> **Information shown**:

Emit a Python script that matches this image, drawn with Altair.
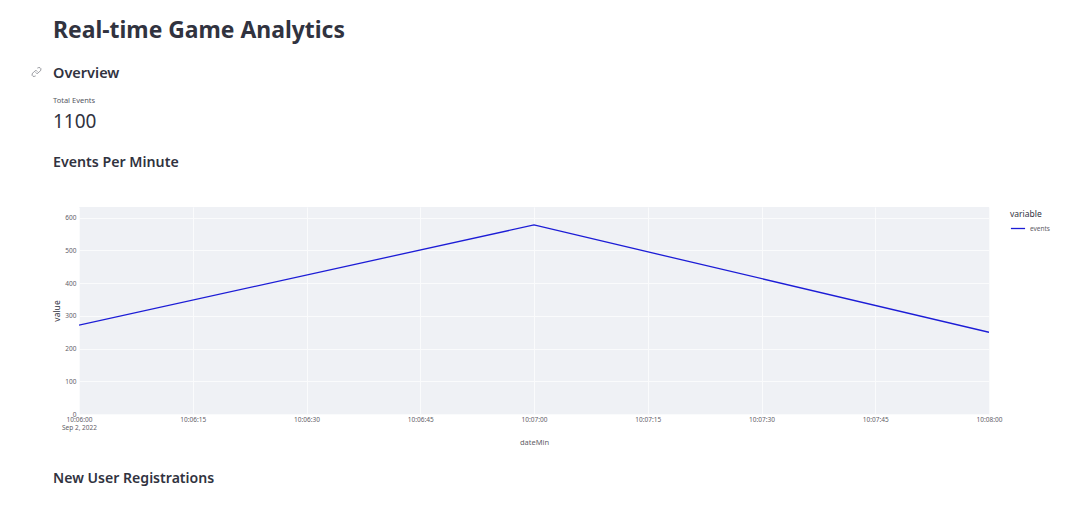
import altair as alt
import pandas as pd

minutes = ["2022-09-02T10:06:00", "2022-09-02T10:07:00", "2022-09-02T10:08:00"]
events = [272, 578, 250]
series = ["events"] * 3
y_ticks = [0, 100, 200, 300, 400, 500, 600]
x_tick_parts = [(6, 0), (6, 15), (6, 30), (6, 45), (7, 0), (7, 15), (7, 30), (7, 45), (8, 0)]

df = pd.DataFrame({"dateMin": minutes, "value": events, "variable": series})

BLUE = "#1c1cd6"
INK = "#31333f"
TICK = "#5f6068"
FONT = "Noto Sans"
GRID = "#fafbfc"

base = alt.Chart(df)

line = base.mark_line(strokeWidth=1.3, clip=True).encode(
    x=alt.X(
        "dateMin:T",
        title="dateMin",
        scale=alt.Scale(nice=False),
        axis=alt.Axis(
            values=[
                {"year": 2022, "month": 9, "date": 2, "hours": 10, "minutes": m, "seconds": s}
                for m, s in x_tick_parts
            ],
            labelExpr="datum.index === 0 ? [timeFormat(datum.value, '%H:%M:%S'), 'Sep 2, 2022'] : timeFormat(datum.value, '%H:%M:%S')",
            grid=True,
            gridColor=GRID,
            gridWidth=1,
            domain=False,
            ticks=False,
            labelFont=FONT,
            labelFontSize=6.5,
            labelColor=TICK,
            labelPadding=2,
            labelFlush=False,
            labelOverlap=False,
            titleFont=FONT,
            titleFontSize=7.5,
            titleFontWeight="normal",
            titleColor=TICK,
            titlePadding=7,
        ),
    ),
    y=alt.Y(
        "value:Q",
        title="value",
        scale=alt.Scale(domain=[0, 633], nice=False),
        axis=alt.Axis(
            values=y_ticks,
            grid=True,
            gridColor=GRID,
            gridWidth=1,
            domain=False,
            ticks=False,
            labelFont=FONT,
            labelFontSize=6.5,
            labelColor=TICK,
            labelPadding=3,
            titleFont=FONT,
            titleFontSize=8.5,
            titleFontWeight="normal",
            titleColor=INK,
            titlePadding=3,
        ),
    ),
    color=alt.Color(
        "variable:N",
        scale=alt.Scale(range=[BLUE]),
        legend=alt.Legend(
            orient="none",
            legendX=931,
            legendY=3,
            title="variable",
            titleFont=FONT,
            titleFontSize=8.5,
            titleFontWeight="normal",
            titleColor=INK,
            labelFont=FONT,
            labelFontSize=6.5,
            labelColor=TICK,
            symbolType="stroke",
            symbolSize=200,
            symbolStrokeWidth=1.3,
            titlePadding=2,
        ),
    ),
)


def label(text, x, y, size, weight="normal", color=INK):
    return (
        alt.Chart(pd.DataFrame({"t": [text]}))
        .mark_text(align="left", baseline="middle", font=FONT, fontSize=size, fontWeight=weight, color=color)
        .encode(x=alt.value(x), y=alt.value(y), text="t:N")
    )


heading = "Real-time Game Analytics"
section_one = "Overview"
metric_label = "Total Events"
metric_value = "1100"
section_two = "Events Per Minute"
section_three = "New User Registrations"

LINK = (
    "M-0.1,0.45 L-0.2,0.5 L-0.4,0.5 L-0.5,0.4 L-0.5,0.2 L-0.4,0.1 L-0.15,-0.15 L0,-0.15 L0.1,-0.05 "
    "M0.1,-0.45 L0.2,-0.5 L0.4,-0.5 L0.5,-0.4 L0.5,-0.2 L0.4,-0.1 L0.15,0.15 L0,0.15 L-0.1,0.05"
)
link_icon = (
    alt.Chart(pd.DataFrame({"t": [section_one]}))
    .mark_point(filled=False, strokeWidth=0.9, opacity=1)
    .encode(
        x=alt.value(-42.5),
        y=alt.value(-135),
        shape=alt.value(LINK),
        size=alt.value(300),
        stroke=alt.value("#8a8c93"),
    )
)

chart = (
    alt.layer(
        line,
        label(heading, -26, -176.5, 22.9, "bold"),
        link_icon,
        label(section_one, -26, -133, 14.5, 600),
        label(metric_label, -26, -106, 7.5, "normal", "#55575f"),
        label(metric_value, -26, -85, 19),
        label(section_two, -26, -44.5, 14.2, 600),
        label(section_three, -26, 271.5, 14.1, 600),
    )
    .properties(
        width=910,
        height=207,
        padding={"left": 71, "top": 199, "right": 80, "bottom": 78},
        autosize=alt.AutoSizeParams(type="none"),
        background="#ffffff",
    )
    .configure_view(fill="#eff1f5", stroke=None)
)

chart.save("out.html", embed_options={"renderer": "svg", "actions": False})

> **Instruction**: Quote all the lines above exactly as given. Do not include the pictures.

> **Result**:
Emit a Python script that matches this image, drawn with Altair.
import altair as alt
import pandas as pd

minutes = ["2022-09-02T10:06:00", "2022-09-02T10:07:00", "2022-09-02T10:08:00"]
events = [272, 578, 250]
series = ["events"] * 3
y_ticks = [0, 100, 200, 300, 400, 500, 600]
x_tick_parts = [(6, 0), (6, 15), (6, 30), (6, 45), (7, 0), (7, 15), (7, 30), (7, 45), (8, 0)]

df = pd.DataFrame({"dateMin": minutes, "value": events, "variable": series})

BLUE = "#1c1cd6"
INK = "#31333f"
TICK = "#5f6068"
FONT = "Noto Sans"
GRID = "#fafbfc"

base = alt.Chart(df)

line = base.mark_line(strokeWidth=1.3, clip=True).encode(
    x=alt.X(
        "dateMin:T",
        title="dateMin",
        scale=alt.Scale(nice=False),
        axis=alt.Axis(
            values=[
                {"year": 2022, "month": 9, "date": 2, "hours": 10, "minutes": m, "seconds": s}
                for m, s in x_tick_parts
            ],
            labelExpr="datum.index === 0 ? [timeFormat(datum.value, '%H:%M:%S'), 'Sep 2, 2022'] : timeFormat(datum.value, '%H:%M:%S')",
            grid=True,
            gridColor=GRID,
            gridWidth=1,
            domain=False,
            ticks=False,
            labelFont=FONT,
            labelFontSize=6.5,
            labelColor=TICK,
            labelPadding=2,
            labelFlush=False,
            labelOverlap=False,
            titleFont=FONT,
            titleFontSize=7.5,
            titleFontWeight="normal",
            titleColor=TICK,
            titlePadding=7,
        ),
    ),
    y=alt.Y(
        "value:Q",
        title="value",
        scale=alt.Scale(domain=[0, 633], nice=False),
        axis=alt.Axis(
            values=y_ticks,
            grid=True,
            gridColor=GRID,
            gridWidth=1,
            domain=False,
            ticks=False,
            labelFont=FONT,
            labelFontSize=6.5,
            labelColor=TICK,
            labelPadding=3,
            titleFont=FONT,
            titleFontSize=8.5,
            titleFontWeight="normal",
            titleColor=INK,
            titlePadding=3,
        ),
    ),
    color=alt.Color(
        "variable:N",
        scale=alt.Scale(range=[BLUE]),
        legend=alt.Legend(
            orient="none",
            legendX=931,
            legendY=3,
            title="variable",
            titleFont=FONT,
            titleFontSize=8.5,
            titleFontWeight="normal",
            titleColor=INK,
            labelFont=FONT,
            labelFontSize=6.5,
            labelColor=TICK,
            symbolType="stroke",
            symbolSize=200,
            symbolStrokeWidth=1.3,
            titlePadding=2,
        ),
    ),
)


def label(text, x, y, size, weight="normal", color=INK):
    return (
        alt.Chart(pd.DataFrame({"t": [text]}))
        .mark_text(align="left", baseline="middle", font=FONT, fontSize=size, fontWeight=weight, color=color)
        .encode(x=alt.value(x), y=alt.value(y), text="t:N")
    )


heading = "Real-time Game Analytics"
section_one = "Overview"
metric_label = "Total Events"
metric_value = "1100"
section_two = "Events Per Minute"
section_three = "New User Registrations"

LINK = (
    "M-0.1,0.45 L-0.2,0.5 L-0.4,0.5 L-0.5,0.4 L-0.5,0.2 L-0.4,0.1 L-0.15,-0.15 L0,-0.15 L0.1,-0.05 "
    "M0.1,-0.45 L0.2,-0.5 L0.4,-0.5 L0.5,-0.4 L0.5,-0.2 L0.4,-0.1 L0.15,0.15 L0,0.15 L-0.1,0.05"
)
link_icon = (
    alt.Chart(pd.DataFrame({"t": [section_one]}))
    .mark_point(filled=False, strokeWidth=0.9, opacity=1)
    .encode(
        x=alt.value(-42.5),
        y=alt.value(-135),
        shape=alt.value(LINK),
        size=alt.value(300),
        stroke=alt.value("#8a8c93"),
    )
)

chart = (
    alt.layer(
        line,
        label(heading, -26, -176.5, 22.9, "bold"),
        link_icon,
        label(section_one, -26, -133, 14.5, 600),
        label(metric_label, -26, -106, 7.5, "normal", "#55575f"),
        label(metric_value, -26, -85, 19),
        label(section_two, -26, -44.5, 14.2, 600),
        label(section_three, -26, 271.5, 14.1, 600),
    )
    .properties(
        width=910,
        height=207,
        padding={"left": 71, "top": 199, "right": 80, "bottom": 78},
        autosize=alt.AutoSizeParams(type="none"),
        background="#ffffff",
    )
    .configure_view(fill="#eff1f5", stroke=None)
)

chart.save("out.html", embed_options={"renderer": "svg", "actions": False})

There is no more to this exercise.